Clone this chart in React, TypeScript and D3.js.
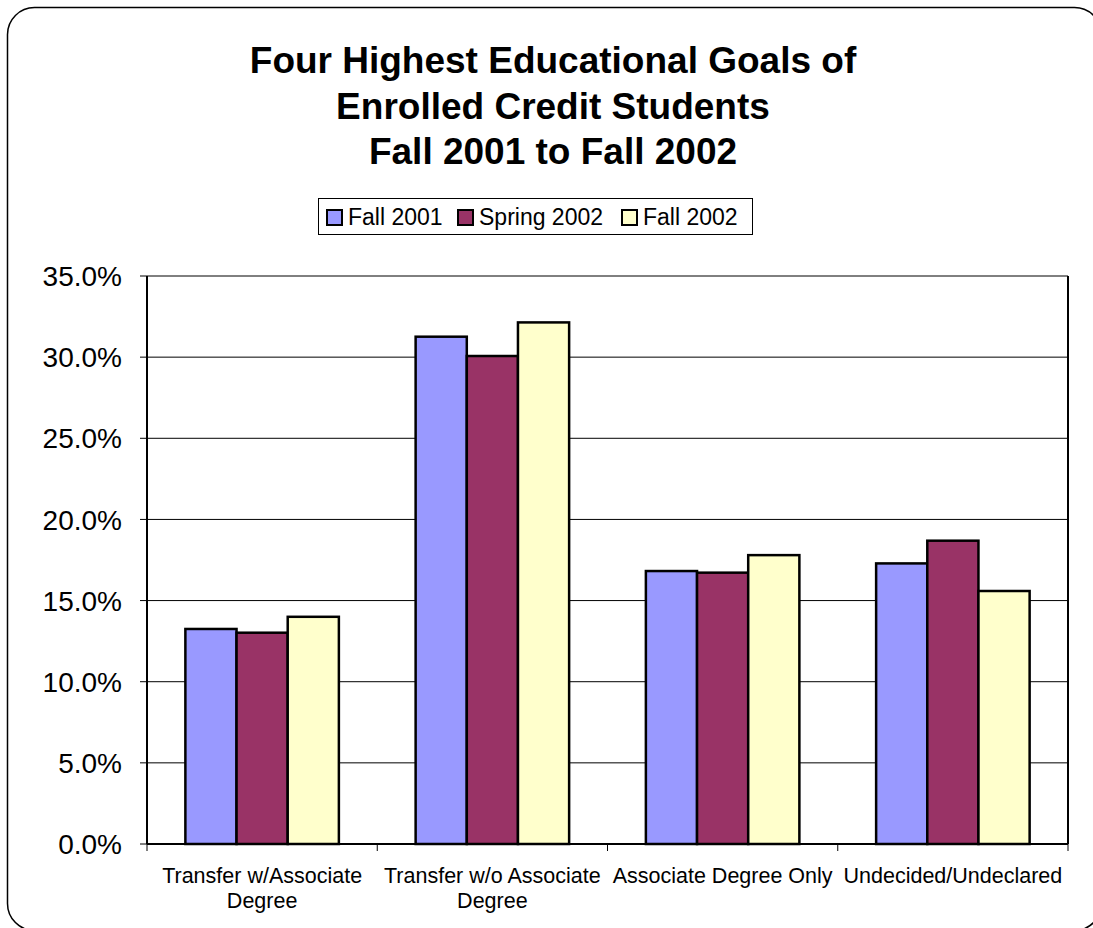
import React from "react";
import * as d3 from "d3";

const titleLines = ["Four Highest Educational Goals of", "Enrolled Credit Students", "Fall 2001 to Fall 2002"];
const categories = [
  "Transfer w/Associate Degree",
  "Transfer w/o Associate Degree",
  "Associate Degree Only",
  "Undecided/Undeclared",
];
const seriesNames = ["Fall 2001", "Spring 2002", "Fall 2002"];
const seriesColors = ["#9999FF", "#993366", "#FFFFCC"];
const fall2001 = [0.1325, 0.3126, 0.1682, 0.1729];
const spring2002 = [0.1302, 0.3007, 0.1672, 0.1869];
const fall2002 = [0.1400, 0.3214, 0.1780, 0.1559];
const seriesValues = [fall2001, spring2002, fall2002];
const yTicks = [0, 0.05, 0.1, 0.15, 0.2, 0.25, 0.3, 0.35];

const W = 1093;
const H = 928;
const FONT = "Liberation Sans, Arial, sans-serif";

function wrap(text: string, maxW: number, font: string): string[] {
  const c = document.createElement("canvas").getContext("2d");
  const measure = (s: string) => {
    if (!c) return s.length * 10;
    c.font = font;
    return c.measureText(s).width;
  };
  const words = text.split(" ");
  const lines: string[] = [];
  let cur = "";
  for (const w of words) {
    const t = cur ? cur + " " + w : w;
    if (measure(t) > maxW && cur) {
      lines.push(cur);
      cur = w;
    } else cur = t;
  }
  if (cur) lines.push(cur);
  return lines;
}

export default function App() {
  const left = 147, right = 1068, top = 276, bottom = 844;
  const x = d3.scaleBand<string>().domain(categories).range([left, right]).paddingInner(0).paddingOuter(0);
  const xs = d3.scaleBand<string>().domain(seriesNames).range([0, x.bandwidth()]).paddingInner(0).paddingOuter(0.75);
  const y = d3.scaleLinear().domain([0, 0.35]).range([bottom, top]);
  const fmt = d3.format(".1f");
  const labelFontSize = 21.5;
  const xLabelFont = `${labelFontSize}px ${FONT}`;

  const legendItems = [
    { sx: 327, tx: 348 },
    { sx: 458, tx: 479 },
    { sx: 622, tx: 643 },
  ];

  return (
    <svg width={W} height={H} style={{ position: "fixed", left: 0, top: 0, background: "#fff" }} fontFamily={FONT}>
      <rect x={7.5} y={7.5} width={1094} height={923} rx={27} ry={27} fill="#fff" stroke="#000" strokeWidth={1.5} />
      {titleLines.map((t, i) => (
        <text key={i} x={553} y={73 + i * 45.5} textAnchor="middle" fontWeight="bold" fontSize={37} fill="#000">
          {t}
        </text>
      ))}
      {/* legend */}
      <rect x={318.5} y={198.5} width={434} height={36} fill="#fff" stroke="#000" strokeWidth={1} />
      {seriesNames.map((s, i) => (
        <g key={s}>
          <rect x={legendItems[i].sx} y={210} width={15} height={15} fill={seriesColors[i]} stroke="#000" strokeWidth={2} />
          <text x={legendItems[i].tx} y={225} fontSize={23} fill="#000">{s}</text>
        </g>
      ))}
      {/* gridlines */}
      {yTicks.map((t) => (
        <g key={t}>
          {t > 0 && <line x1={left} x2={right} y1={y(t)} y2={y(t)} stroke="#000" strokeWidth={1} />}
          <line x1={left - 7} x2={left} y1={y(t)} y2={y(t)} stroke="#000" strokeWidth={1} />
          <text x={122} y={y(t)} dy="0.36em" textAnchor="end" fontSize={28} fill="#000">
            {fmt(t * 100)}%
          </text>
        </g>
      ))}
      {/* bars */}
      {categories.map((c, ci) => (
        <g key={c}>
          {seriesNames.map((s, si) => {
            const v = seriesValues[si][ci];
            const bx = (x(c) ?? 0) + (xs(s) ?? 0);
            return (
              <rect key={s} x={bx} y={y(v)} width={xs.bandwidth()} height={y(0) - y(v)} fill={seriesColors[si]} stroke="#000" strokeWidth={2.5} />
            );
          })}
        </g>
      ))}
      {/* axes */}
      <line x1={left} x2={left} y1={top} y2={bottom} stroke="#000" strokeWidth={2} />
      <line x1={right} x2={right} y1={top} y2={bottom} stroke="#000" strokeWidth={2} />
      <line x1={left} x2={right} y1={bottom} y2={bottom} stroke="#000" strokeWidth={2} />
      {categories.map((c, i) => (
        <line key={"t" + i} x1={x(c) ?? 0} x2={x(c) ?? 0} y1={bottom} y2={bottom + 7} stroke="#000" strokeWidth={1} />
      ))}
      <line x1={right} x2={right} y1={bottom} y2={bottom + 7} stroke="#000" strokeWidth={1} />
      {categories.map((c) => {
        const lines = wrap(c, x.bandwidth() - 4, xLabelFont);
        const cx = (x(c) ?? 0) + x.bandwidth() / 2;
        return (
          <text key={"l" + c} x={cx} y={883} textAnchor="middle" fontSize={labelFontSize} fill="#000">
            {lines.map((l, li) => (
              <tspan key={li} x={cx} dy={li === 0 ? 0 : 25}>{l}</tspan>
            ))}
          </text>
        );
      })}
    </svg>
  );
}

########

● **Direction**: Print, exactly as written, the lines above from the first one to the one containing "import * as". Leave out pictures.

● **Output for this task**:
Clone this chart in React, TypeScript and D3.js.
import React from "react";
import * as d3 from "d3";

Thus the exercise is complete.